The religious leaders of Judah taught that God would never desert them. God was on their side in every conflict. They proclaimed security and safety from all their enemies as long as the Temple and its sacrifices and rituals continued. Jeremiah’s long boney finger pointing at them warned that this was false. He urged the people of Judah not to listen to the lies of these religious leaders. To drive his point home Jeremiah reminded the people of what happened to them at Shiloh. In Jeremiah 7:12, he says, “Go now to my place that was in Shiloh, where I made my name dwell at first, and see what I did to it because of the evil of my people Israel.” He allowed the Philistines to take the ark of the covenant from the Israelites. Psalm 78:60-62 recounts this episode. It says, “He forsook his dwelling at Shiloh, the tent where he dwelt among mankind,  and delivered his power to captivity, his glory to the hand of the foe.  He gave his people over to the sword and vented his wrath on his heritage.”

Feinberg tells us the story in some detail. “At Shiloh, Israel went into idolatry (1 Sam 4:1–11); so the ark was captured by the Philistines at the Battle of Ebenezer. The Bible gives no historical account of the destruction of Shiloh. Jeremiah’s references to its destruction (cf. also 26:6, 9) have been confirmed by excavations of the site, which revealed a city destroyed by the Philistines about 1050 b.c., probably after the Battle of Ebenezer. The dig was carried out by the Danish Palestine Expedition. Their findings confirmed Psalm 78:60–64. Shiloh was to the judges what Jerusalem was to the kings. Jeremiah was a descendant of the Eli family; so the tragedy had personal implications for him. The destruction of Shiloh did not necessarily mean the demolition of the tabernacle, because it was still in existence at Gibeon in David’s time (cf. 1 Chronicles 21:29), at the commencement of Solomon’s reign. The sanctuary at Shiloh proved the falsity of the claim that the Lord was unalterably committed to an earthly temple and its preservation regardless of the moral state of the people.”[1]

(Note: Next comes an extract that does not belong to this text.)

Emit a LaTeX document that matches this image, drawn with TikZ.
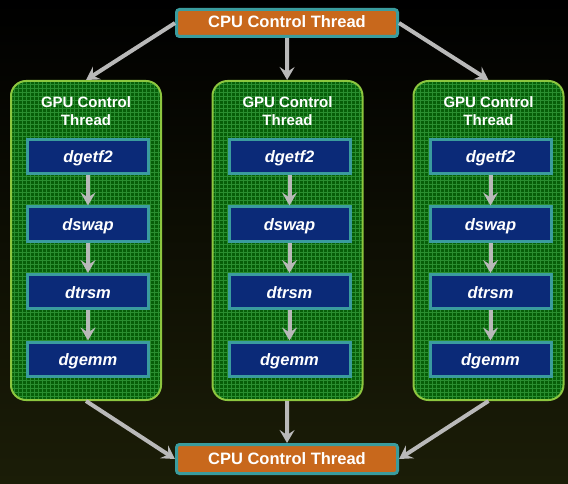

Pointing out to the men of Judah the destruction that befell Shiloh in spite of the presence of the tabernacle had to have been offensive to the religious leaders of the Southern Kingdom that Jeremiah was addressing. By the time Jeremiah addresses the men of Judah, the Northern Kingdom of Israel with its capital in Samaria, was destroyed by Syria years before. They were destroyed because they deserved it. Not us! It was the cry of the southern kingdom at the time of Jeremiah. But in connecting the fate of Shiloh with the future of Judah and the temple in Jerusalem, Jeremiah wanted to illustrate that “God is thus shown to be independent of any given locality and uncommitted to a specific cultic object. However valuable as an aid to spirituality such things might be, they can never be acceptable substitutes for implicit faith in the living God. This affirmation must have seemed the worst kind of heresy to Jeremiah’s superstitious hearers.”[2]

[1] Feinberg, Charles L. 1986. “Jeremiah.” In The Expositor’s Bible Commentary: Isaiah, Jeremiah, Lamentations, Ezekiel, edited by Frank E. Gaebelein, 6:429. Grand Rapids, MI: Zondervan Publishing House.

[2] Harrison, R. K. 1973. Jeremiah and Lamentations: An Introduction and Commentary. Vol. 21. Tyndale Old Testament Commentaries. Downers Grove, IL: InterVarsity Press.